De tentativa em tentativa, os diversos governos têm
arrastado o País nesta busca infrutífera. Começaram por construir estradas e
auto-estradas na ânsia de encontrar uma das pontas do arco-íris, depois construíram
um Centro Cultural para melhor se posicionarem para a sua localização. Vendo
que isto a nada os levava, organizaram a Expo 98 e o Euro 2004 pensando que
talvez assim tivessem mais sorte. Agora já cogitam perseguir o fim do arco-íris
através de um caríssimo TGV e de um Aeroporto Faraónico.
Esquecem-se do essencial da questão: A natureza do
arco-íris!
A sua existência é virtual e não passa de um fenómeno de
refracção da luz através de minúsculas e efémeras gotas de água, razão pela
qual, embora o vejamos num local perfeitamente definido, este mudará sempre de
acordo com a nossa localização, pelo que, ainda acreditando que lá se encontra
um pote de ouro, já desisti de o alcançar.
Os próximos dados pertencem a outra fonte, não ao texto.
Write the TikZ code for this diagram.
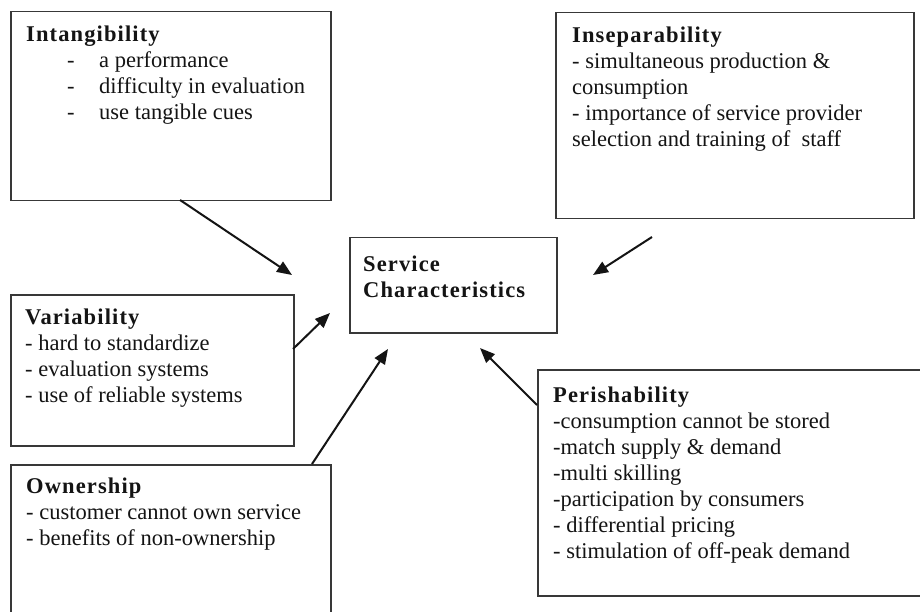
\documentclass[tikz,border=0pt]{standalone}
\usepackage{fontspec}
\setmainfont{Liberation Serif}
\usetikzlibrary{arrows.meta}
\definecolor{boxgray}{gray}{0.22}
\definecolor{inkc}{gray}{0.08}
\newcommand{\ttl}[1]{\textbf{\addfontfeature{LetterSpace=5}#1}}
\newcommand{\tabdash}[1]{\hspace*{41pt}\makebox[32pt][l]{-}#1}
\begin{document}
\begin{tikzpicture}[x=1pt,y=-1pt,
  box/.style={draw=boxgray, line width=1.5pt, inner sep=0pt, anchor=north west},
  txt/.style={anchor=north west, inner sep=0pt, align=left, text=inkc,
    font=\fontsize{22.5}{26}\selectfont},
  arr/.style={line width=2pt, draw=inkc, -{Triangle[length=15pt,width=12pt]}}]
\useasboundingbox[fill=white] (0,0) rectangle (920,612);

% boxes
\node[box, minimum width=320pt, minimum height=189pt] (intang) at (10,11) {};
\node[box, minimum width=358pt, minimum height=206pt] (insep) at (555,12) {};
\node[box, minimum width=207pt, minimum height=95pt] (serv) at (349,237) {};
\node[box, minimum width=283pt, minimum height=151pt] (vari) at (10,294) {};
\node[box, minimum width=320pt, minimum height=170pt] (owner) at (10,464) {};
\node[box, minimum width=390pt, minimum height=226pt] (perish) at (537,369) {};

% texts
\node[txt] (intangt) at (26,26) {\ttl{Intangibility}\\
  \tabdash{a performance}\\
  \tabdash{difficulty in evaluation}\\
  \tabdash{use tangible cues}};
\node[txt] (insept) at (572,27) {\ttl{Inseparability}\\
  - simultaneous production \&\\
  consumption\\
  - importance of service provider\\
  selection and training of\ \ staff};
\node[txt] (servt) at (363,256) {\ttl{Service}\\ \ttl{Characteristics}};
\node[txt] (varit) at (25,309) {\ttl{Variability}\\
  - hard to standardize\\
  - evaluation systems\\
  - use of reliable systems};
\node[txt] (ownert) at (26,478) {\ttl{Ownership}\\
  - customer cannot own service\\
  - benefits of non-ownership};
\node[txt] (perisht) at (553,387) {\ttl{Perishability}\\
  -consumption cannot be stored\\
  -match supply \& demand\\
  -multi skilling\\
  -participation by consumers\\
  - differential pricing\\
  - stimulation of off-peak demand};

% arrow end points
\coordinate (s1) at (180,200);  \coordinate (e1) at (292,275);
\coordinate (s2) at (293,349);  \coordinate (e2) at (330,313);
\coordinate (s3) at (312,464);  \coordinate (e3) at (388,349);
\coordinate (s4) at (652,237);  \coordinate (e4) at (593,275);
\coordinate (s5) at (537,405);  \coordinate (e5) at (480,348);

\draw[arr] (s1) -- (e1);
\draw[arr] (s2) -- (e2);
\draw[arr] (s3) -- (e3);
\draw[arr] (s4) -- (e4);
\draw[arr] (s5) -- (e5);
\end{tikzpicture}
\end{document}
Ao invés disso, arranjei um bom trabalho, trabalhei,
adequei as minhas ambições ao meu horizonte de possibilidades e com a maior das
tranquilidades tornei-me num homem feliz, mesmo sem ter encontrado o ouro no
fim do arco-íris.
Que pena o Povo Português não se conseguir munir de
alguma simplicidade e perceber esta verdade tão básica e tão simples em vez de
continuar a sua vã busca do pote de ouro - que inicialmente parecia residir na
União Europeia - mas que na realidade se encontra na capacidade de trabalho e
diligencia de cada um.
E no entanto não há impossíveis!
Há uns anos, a bordo do "ferry" que liga
Santander a Southampton, sentado no deck e beberricando uma cerveja, observava
o pôr-do-sol no mar alto. Recostado na espreguiçadeira, sem tirar os olhos do
sol que se punha, contava à minha mulher as antigas observações em família e a
vã busca da observação do "raio verde", acrescentando que aquela história
provavelmente não passaria de mais um dos vários devaneios próprios e
característicos do meu Pai.
O sol acabou de se pôr, e para minha estupefacção, no
momento em que o disco dourado mergulhou na falsa e traiçoeira calma do mar da
Biscaia, num relâmpago fugaz e com o incomparável lampejo de uma esmeralda
polida entrevi por um brevíssimo instante o "raio verde" em que não
acreditava.
Pode ser que afinal o Povo Português encontre o seu pote
de ouro no extremo do arco-íris, da mesma forma que eu encontrei o meu "raio verde", não como um
desígnio ou solução de vida, mas tão-somente como mera recompensa de um
trabalho árduo e profícuo.
2 comentários:
Uma maravilha o seu texto!
Também acreditei no pote de ouro...
Muito obrigado pela partilha.
Parabens Zé Maria. Não perdeste o tacto. O teu texto é bom, forte, profundo e cativante. Deverias continuar. Abraço do sempre amigo Albino Zeferino (correspondente diplomático aposentado).